J’aime que le spectateur voie comment la musique est fabriquée. Je travaille avec des échantillonnages et des loop stations (qui permettent de créer des boucles en direct). La musique est pour moi un outil pour survivre, pour donner de l’âme aux choses, pour les chanter plutôt que de me laisser absorber par elles. Dans Mikado Remix, il y a aussi Do Ré Mi, une référence à la musique qui traverse la pièce.
Dans le spectacle, vous posez plusieurs contraintes qui compliquent grandement vos actions, comme si cela vous permettait d’explorer des chemins alternatifs. Les contraintes sont-elles pour vous une source d’émancipation ?
Il y a un principe sur lequel j’adore me baser, très simple, à la manière du jeu de mikado : « ça va marcher même si c’est compliqué ». Un chemin facile est un chemin ennuyant. Je mets les choses en place pour que ce soit stimulant à faire. Il serait bien sûr plus facile pour moi de choisir une voie plus simple, mais alors il n’y aurait pas de spectacle.
Je me fixe des tâches et des règles pour moi-même avec les objets et l’environnement scénique de manière à m’amuser.
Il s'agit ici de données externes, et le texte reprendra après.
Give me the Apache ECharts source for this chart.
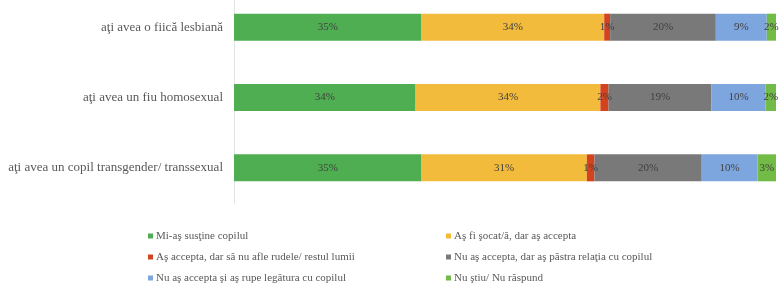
<!DOCTYPE html>
<html>
<head>
<meta charset="utf-8">
<script src="https://cdn.jsdelivr.net/npm/echarts@6/dist/echarts.min.js"></script>
<style>
  html, body { margin: 0; padding: 0; background: #fff; }
  #main { width: 780px; height: 291px; }
</style>
</head>
<body>
<div id="main"></div>
<script>
var dom = document.getElementById('main');
var myChart = echarts.init(dom, null, {renderer: 'canvas'});

var categories = [
    'aţi avea o fiică lesbiană',
    'aţi avea un fiu homosexual',
    'aţi avea un copil transgender/ transsexual'
];

var sustine = [34.6, 33.5, 34.6];
var socat = [33.7, 34.1, 30.5];
var faraRude = [1.1, 1.5, 1.4];
var pastraRelatia = [19.5, 19.0, 19.8];
var rupeLegatura = [9.4, 10.0, 10.3];
var nuStiu = [1.7, 1.9, 3.4];

var seriesNames = [
    'Mi-aş susţine copilul',
    'Aş fi şocat/ă, dar aş accepta',
    'Aş accepta, dar să nu afle rudele/ restul lumii',
    'Nu aş accepta, dar aş păstra relaţia cu copilul',
    'Nu aş accepta şi aş rupe legătura cu copilul',
    'Nu ştiu/ Nu răspund'
];
var seriesData = [sustine, socat, faraRude, pastraRelatia, rupeLegatura, nuStiu];
var colors = ['#4fae52', '#f2bb3c', '#d4431f', '#797979', '#7ea6de', '#72bb46'];

var serif = '"Liberation Serif", "DejaVu Serif", serif';

var series = seriesNames.map(function (name, i) {
    return {
        name: name,
        type: 'bar',
        stack: 'total',
        barWidth: 27,
        data: seriesData[i],
        itemStyle: {color: colors[i]},
        label: {
            show: true,
            position: 'inside',
            color: '#404040',
            fontFamily: serif,
            fontSize: 11,
            formatter: function (p) { return Math.round(p.value) + '%'; }
        }
    };
});

// legend: two columns, three rows
var legendCols = [143, 441];
var legendRows = [225.5, 246.5, 267.5];
var legends = seriesNames.map(function (name, i) {
    return {
        left: legendCols[i % 2],
        top: legendRows[Math.floor(i / 2)],
        itemWidth: 5,
        itemHeight: 5,
        icon: 'rect',
        textStyle: {color: '#595959', fontFamily: serif, fontSize: 11, padding: [0, 0, 0, -2]},
        data: [name]
    };
});

var option = {
    animation: false,
    color: colors,
    grid: {left: 234, right: 4, top: -8, height: 211, containLabel: false, outerBoundsMode: 'none'},
    xAxis: {
        type: 'value',
        min: 0,
        max: 100,
        show: false
    },
    yAxis: {
        type: 'category',
        inverse: true,
        data: categories,
        axisLine: {show: true, lineStyle: {color: '#e3e3e3'}},
        axisTick: {show: false},
        axisLabel: {
            color: '#595959',
            fontFamily: serif,
            fontSize: 13,
            margin: 11
        }
    },
    legend: legends,
    series: series
};

myChart.setOption(option);
</script>
</body>
</html>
Tout dans cette pièce est en constellation autour de ce principe, qui suit ma propre logique de jeu. Malgré cette étrange logique et tous les éléments scéniques qui s’entremêlent, cette pièce explore quelque chose d’universel, une sorte de reconnaissance de l’humain en quête de solutions, qui cherche sa place dans un système fermé.
Je suis également intéressé par l’échec et la coïncidence, car cela ouvre de nouvelles voies d’accès. Je ne cherche pas une forme d’émancipation, je m’intéresse plutôt à créer un système qui peut échouer.
Ce n’est pas non plus une solution pour d’autres systèmes, je ne résous aucun problème. Je ne connais pas la solution, je parle simplement de mon désaccord et de ma colère, et montre comment ce système travaille en moi, à travers moi et me fait réagir.
Mikado Remix dit quelque chose sur la société, c’est un instantané, un symptôme de la société.